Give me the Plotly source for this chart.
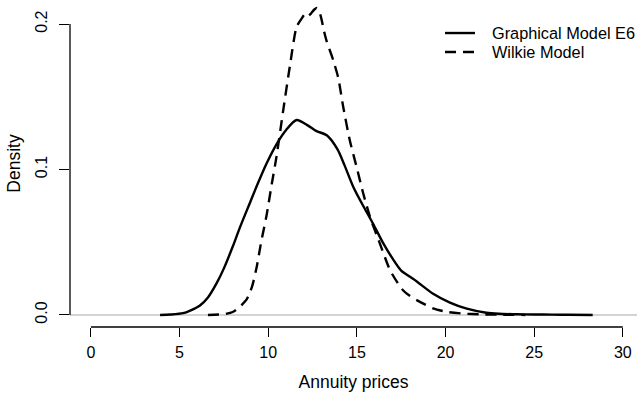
import plotly.graph_objects as go

# ---- data ----
series_names = ["Graphical Model E6", "Wilkie Model"]

gm_x = [3.9, 4.5, 5.2, 5.6, 6.15, 6.6, 7.1, 7.5, 8.0, 8.4, 9.0, 9.4, 9.9, 10.5, 11.0,
        11.6, 12.2, 12.7, 13.3, 13.9, 14.3, 14.8, 15.4, 15.9, 16.5, 17.0, 17.5, 18.0,
        18.4, 19.3, 20.25, 21.2, 22.3, 23.0, 24.0, 25.0, 26.0, 27.0, 28.3]
gm_d = [0.0, 0.0003, 0.0012, 0.003, 0.0065, 0.012, 0.022, 0.032, 0.047, 0.060, 0.078,
        0.090, 0.104, 0.118, 0.127, 0.134, 0.1305, 0.1265, 0.1235, 0.114, 0.103, 0.088,
        0.074, 0.063, 0.049, 0.039, 0.0305, 0.0262, 0.0228, 0.0146, 0.0085, 0.0043,
        0.0015, 0.0008, 0.0005, 0.0003, 0.0002, 0.0001, 0.0]

wk_x = [6.6, 7.5, 8.0, 8.4, 8.8, 9.1, 9.35, 9.6, 9.9, 10.2, 10.47, 10.85, 11.22, 11.6,
        11.9, 12.05, 12.2, 12.4, 12.6, 12.75, 12.95, 13.15, 13.3, 13.67, 13.95, 14.23,
        14.6, 15.0, 15.36, 15.74, 16.3, 16.86, 17.3, 17.6, 18.0, 18.4, 19.3, 20.1, 21.0,
        22.0, 23.0, 24.5]
wk_d = [0.0, 0.0005, 0.002, 0.0055, 0.011, 0.020, 0.033, 0.050, 0.068, 0.090, 0.109,
        0.141, 0.171, 0.198, 0.204, 0.2065, 0.205, 0.207, 0.210, 0.211, 0.206, 0.195,
        0.188, 0.175, 0.163, 0.143, 0.120, 0.101, 0.0835, 0.0674, 0.049, 0.031, 0.022,
        0.017, 0.013, 0.010, 0.0045, 0.002, 0.0009, 0.0004, 0.0002, 0.0]

x_ticks = [0, 5, 10, 15, 20, 25, 30]
y_ticks = [0.0, 0.1, 0.2]
y_tick_text = ["0.0", "0.1", "0.2"]

FONT = "Liberation Sans, Arial, Helvetica, sans-serif"
LW = 2.4
DASH = "11px,7px"

fig = go.Figure()

fig.add_trace(go.Scatter(x=gm_x, y=gm_d, mode="lines", name=series_names[0],
                         line=dict(color="black", width=LW, shape="spline", smoothing=0.8),
                         showlegend=False))
fig.add_trace(go.Scatter(x=wk_x, y=wk_d, mode="lines", name=series_names[1],
                         line=dict(color="black", width=LW, dash=DASH, shape="spline", smoothing=0.6),
                         showlegend=False))

shapes = []
# zero line (gray, across plot region)
shapes.append(dict(type="line", xref="paper", yref="y", x0=0, x1=1, y0=0, y1=0,
                   line=dict(color="#c4c4c4", width=1.4), layer="below"))
# x axis line between first and last tick
shapes.append(dict(type="line", xref="x", yref="paper", x0=min(x_ticks), x1=max(x_ticks),
                   y0=0, y1=0, line=dict(color="black", width=1.3)))
# y axis line between first and last tick
shapes.append(dict(type="line", xref="paper", yref="y", x0=0, x1=0,
                   y0=min(y_ticks), y1=max(y_ticks), line=dict(color="black", width=1.3)))

# manual legend (R-style)
leg_x0, leg_x1, leg_tx = 0.6614, 0.7143, 0.7407
leg_ys = [0.899, 0.841]
leg_dash = ["solid", DASH]
annotations = []
for name, yy, ds in zip(series_names, leg_ys, leg_dash):
    shapes.append(dict(type="line", xref="paper", yref="paper", x0=leg_x0, x1=leg_x1,
                       y0=yy, y1=yy, line=dict(color="black", width=LW, dash=ds)))
    annotations.append(dict(xref="paper", yref="paper", x=leg_tx, y=yy, text=name,
                            showarrow=False, xanchor="left", yanchor="middle",
                            font=dict(family=FONT, size=16.3, color="black")))

fig.update_layout(
    width=637, height=395,
    margin=dict(l=70, r=0, t=0, b=68),
    paper_bgcolor="white", plot_bgcolor="white",
    font=dict(family=FONT, size=16, color="black"),
    shapes=shapes, annotations=annotations,
    xaxis=dict(range=[-1.18, 30.80], tickmode="array", tickvals=x_ticks,
               ticks="outside", ticklen=9, tickwidth=1.3, tickcolor="black",
               showgrid=False, zeroline=False, showline=False,
               tickfont=dict(family=FONT, size=16), ticklabelstandoff=2,
               title=dict(text="Annuity prices", standoff=15,
                          font=dict(family=FONT, size=17.5))),
    yaxis=dict(range=[-0.0083, 0.2165], tickmode="array", tickvals=y_ticks,
               ticktext=y_tick_text, tickangle=-90,
               ticks="outside", ticklen=10, tickwidth=1.3, tickcolor="black",
               showgrid=False, zeroline=False, showline=False,
               tickfont=dict(family=FONT, size=16), ticklabelstandoff=6,
               title=dict(text="Density", standoff=7,
                          font=dict(family=FONT, size=17.5))),
)

fig.write_html("out.html")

● ● ● ● ● ● ●

(Given problem):
Repeat the data in full and exactly. Omit pictures.

(Complete output):
Give me the Plotly source for this chart.
import plotly.graph_objects as go

# ---- data ----
series_names = ["Graphical Model E6", "Wilkie Model"]

gm_x = [3.9, 4.5, 5.2, 5.6, 6.15, 6.6, 7.1, 7.5, 8.0, 8.4, 9.0, 9.4, 9.9, 10.5, 11.0,
        11.6, 12.2, 12.7, 13.3, 13.9, 14.3, 14.8, 15.4, 15.9, 16.5, 17.0, 17.5, 18.0,
        18.4, 19.3, 20.25, 21.2, 22.3, 23.0, 24.0, 25.0, 26.0, 27.0, 28.3]
gm_d = [0.0, 0.0003, 0.0012, 0.003, 0.0065, 0.012, 0.022, 0.032, 0.047, 0.060, 0.078,
        0.090, 0.104, 0.118, 0.127, 0.134, 0.1305, 0.1265, 0.1235, 0.114, 0.103, 0.088,
        0.074, 0.063, 0.049, 0.039, 0.0305, 0.0262, 0.0228, 0.0146, 0.0085, 0.0043,
        0.0015, 0.0008, 0.0005, 0.0003, 0.0002, 0.0001, 0.0]

wk_x = [6.6, 7.5, 8.0, 8.4, 8.8, 9.1, 9.35, 9.6, 9.9, 10.2, 10.47, 10.85, 11.22, 11.6,
        11.9, 12.05, 12.2, 12.4, 12.6, 12.75, 12.95, 13.15, 13.3, 13.67, 13.95, 14.23,
        14.6, 15.0, 15.36, 15.74, 16.3, 16.86, 17.3, 17.6, 18.0, 18.4, 19.3, 20.1, 21.0,
        22.0, 23.0, 24.5]
wk_d = [0.0, 0.0005, 0.002, 0.0055, 0.011, 0.020, 0.033, 0.050, 0.068, 0.090, 0.109,
        0.141, 0.171, 0.198, 0.204, 0.2065, 0.205, 0.207, 0.210, 0.211, 0.206, 0.195,
        0.188, 0.175, 0.163, 0.143, 0.120, 0.101, 0.0835, 0.0674, 0.049, 0.031, 0.022,
        0.017, 0.013, 0.010, 0.0045, 0.002, 0.0009, 0.0004, 0.0002, 0.0]

x_ticks = [0, 5, 10, 15, 20, 25, 30]
y_ticks = [0.0, 0.1, 0.2]
y_tick_text = ["0.0", "0.1", "0.2"]

FONT = "Liberation Sans, Arial, Helvetica, sans-serif"
LW = 2.4
DASH = "11px,7px"

fig = go.Figure()

fig.add_trace(go.Scatter(x=gm_x, y=gm_d, mode="lines", name=series_names[0],
                         line=dict(color="black", width=LW, shape="spline", smoothing=0.8),
                         showlegend=False))
fig.add_trace(go.Scatter(x=wk_x, y=wk_d, mode="lines", name=series_names[1],
                         line=dict(color="black", width=LW, dash=DASH, shape="spline", smoothing=0.6),
                         showlegend=False))

shapes = []
# zero line (gray, across plot region)
shapes.append(dict(type="line", xref="paper", yref="y", x0=0, x1=1, y0=0, y1=0,
                   line=dict(color="#c4c4c4", width=1.4), layer="below"))
# x axis line between first and last tick
shapes.append(dict(type="line", xref="x", yref="paper", x0=min(x_ticks), x1=max(x_ticks),
                   y0=0, y1=0, line=dict(color="black", width=1.3)))
# y axis line between first and last tick
shapes.append(dict(type="line", xref="paper", yref="y", x0=0, x1=0,
                   y0=min(y_ticks), y1=max(y_ticks), line=dict(color="black", width=1.3)))

# manual legend (R-style)
leg_x0, leg_x1, leg_tx = 0.6614, 0.7143, 0.7407
leg_ys = [0.899, 0.841]
leg_dash = ["solid", DASH]
annotations = []
for name, yy, ds in zip(series_names, leg_ys, leg_dash):
    shapes.append(dict(type="line", xref="paper", yref="paper", x0=leg_x0, x1=leg_x1,
                       y0=yy, y1=yy, line=dict(color="black", width=LW, dash=ds)))
    annotations.append(dict(xref="paper", yref="paper", x=leg_tx, y=yy, text=name,
                            showarrow=False, xanchor="left", yanchor="middle",
                            font=dict(family=FONT, size=16.3, color="black")))

fig.update_layout(
    width=637, height=395,
    margin=dict(l=70, r=0, t=0, b=68),
    paper_bgcolor="white", plot_bgcolor="white",
    font=dict(family=FONT, size=16, color="black"),
    shapes=shapes, annotations=annotations,
    xaxis=dict(range=[-1.18, 30.80], tickmode="array", tickvals=x_ticks,
               ticks="outside", ticklen=9, tickwidth=1.3, tickcolor="black",
               showgrid=False, zeroline=False, showline=False,
               tickfont=dict(family=FONT, size=16), ticklabelstandoff=2,
               title=dict(text="Annuity prices", standoff=15,
                          font=dict(family=FONT, size=17.5))),
    yaxis=dict(range=[-0.0083, 0.2165], tickmode="array", tickvals=y_ticks,
               ticktext=y_tick_text, tickangle=-90,
               ticks="outside", ticklen=10, tickwidth=1.3, tickcolor="black",
               showgrid=False, zeroline=False, showline=False,
               tickfont=dict(family=FONT, size=16), ticklabelstandoff=6,
               title=dict(text="Density", standoff=7,
                          font=dict(family=FONT, size=17.5))),
)

fig.write_html("out.html")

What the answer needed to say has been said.